Trattasi di un formato di pasta fatta in casa con farina e pangrattato, ricetta povera, di recupero, che diventa piatto unico nell’abbinamento al suo sugo d’elezione: un umido di fagioli.

Ogni famiglia detiene la propria ricetta diversificata per le dosi, il liquido utilizzato per l’impasto, la presenza di uovo per legare, la varietà dei fagioli impiegati e gli aromi aggiunti.

Contrariamente al pensare comune, non è una piatto vegetariano: anche se non si vede, quasi sicuramente il sugo contiene grasso di maiale, in forma di lardo pestato, gola o pancetta.

Ricordi di nonna Adelina

La ricetta di famiglia, tramandatami dalla mia nonna materna Adele, prevede l’utilizzo del latte tiepido per ammollare il pane, la proporzione tra farina e pane di 3:2 e l’aggiunta di un uovo per la consistenza. Il sugo per condirli contiene pancetta coppata come parte grassa, prezzemolo e basilico come aromi, pomodori pelati spezzettati per una colorazione non eccessiva dell’intingolo. Personalmente ho sostituito il lardo pestato con olio extra vergine di oliva e gioco forza scelgo i fagioli borlotti per la mia versione della ricetta della nonna; in stagione il fagiolo borlotto di Gambolò o il fagiolo fresco, diversamente il secco.

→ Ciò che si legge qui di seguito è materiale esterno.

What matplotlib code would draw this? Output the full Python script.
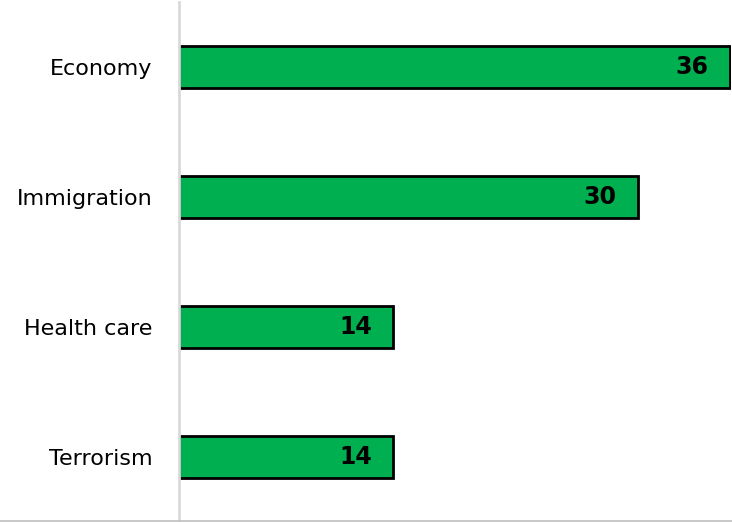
import matplotlib
matplotlib.use("Agg")
import matplotlib.pyplot as plt
from matplotlib.lines import Line2D

# Share of respondents naming each issue as most important
issues = ["Economy", "Immigration", "Health care", "Terrorism"]
shares = [36, 30, 14, 14]

bar_color = "#00b050"

fig = plt.figure(figsize=(7.32, 5.22), dpi=100)
ax = fig.add_axes([179 / 732, 0.0, 552 / 732, 520 / 522])

ypos = list(range(len(issues)))
ax.barh(ypos, shares, height=0.32, color=bar_color, edgecolor="black", linewidth=2)

for y, v in zip(ypos, shares):
    ax.annotate(str(v), xy=(v, y), xytext=(-15.5, 0), textcoords="offset points",
                ha="right", va="center", fontsize=17, fontweight="bold", color="black")

ax.set_yticks(ypos)
ax.set_yticklabels(issues, fontsize=16)
ax.tick_params(axis="y", length=0, pad=19)
ax.set_ylim(len(issues) - 0.5, -0.5)
ax.set_xlim(0, 36.05)
ax.set_xticks([])

for side in ["top", "right", "bottom"]:
    ax.spines[side].set_visible(False)
ax.spines["left"].set_color("#d9d9d9")
ax.spines["left"].set_linewidth(2)

# thin border along the bottom of the chart area
fig.add_artist(Line2D([0, 1], [1.5 / 522, 1.5 / 522], color="#bfbfbf", linewidth=1.2,
                      transform=fig.transFigure))

fig.savefig("out.png", dpi=100)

Mia nonna coltivava da sé una varietà di fagioli che non mi è più capitato di vedere dall’infanzia: ho un ricordo vivido della sgranatura dei fagioli secchi e di lei che selezionava i migliori per utilizzarli come semente l’anno successivo. Il risultato finale del piatto ha una consistenza a metà tra una minestra e una pasta asciutta, mi piace servirla con il cucchiaio perché trovo che l’impatto gustativo sia migliore, anche se potrebbe bastare la forchetta.

Con il vino

L’abbinamento ideale è con un Gutturnio, per rispettare la regionalità, personalmente lo preferisco frizzante, trovo pulisca meglio il palato. Potendo il vino superare in forza il piatto, anche un Gutturnio fermo, magari riserva, può essere adatto.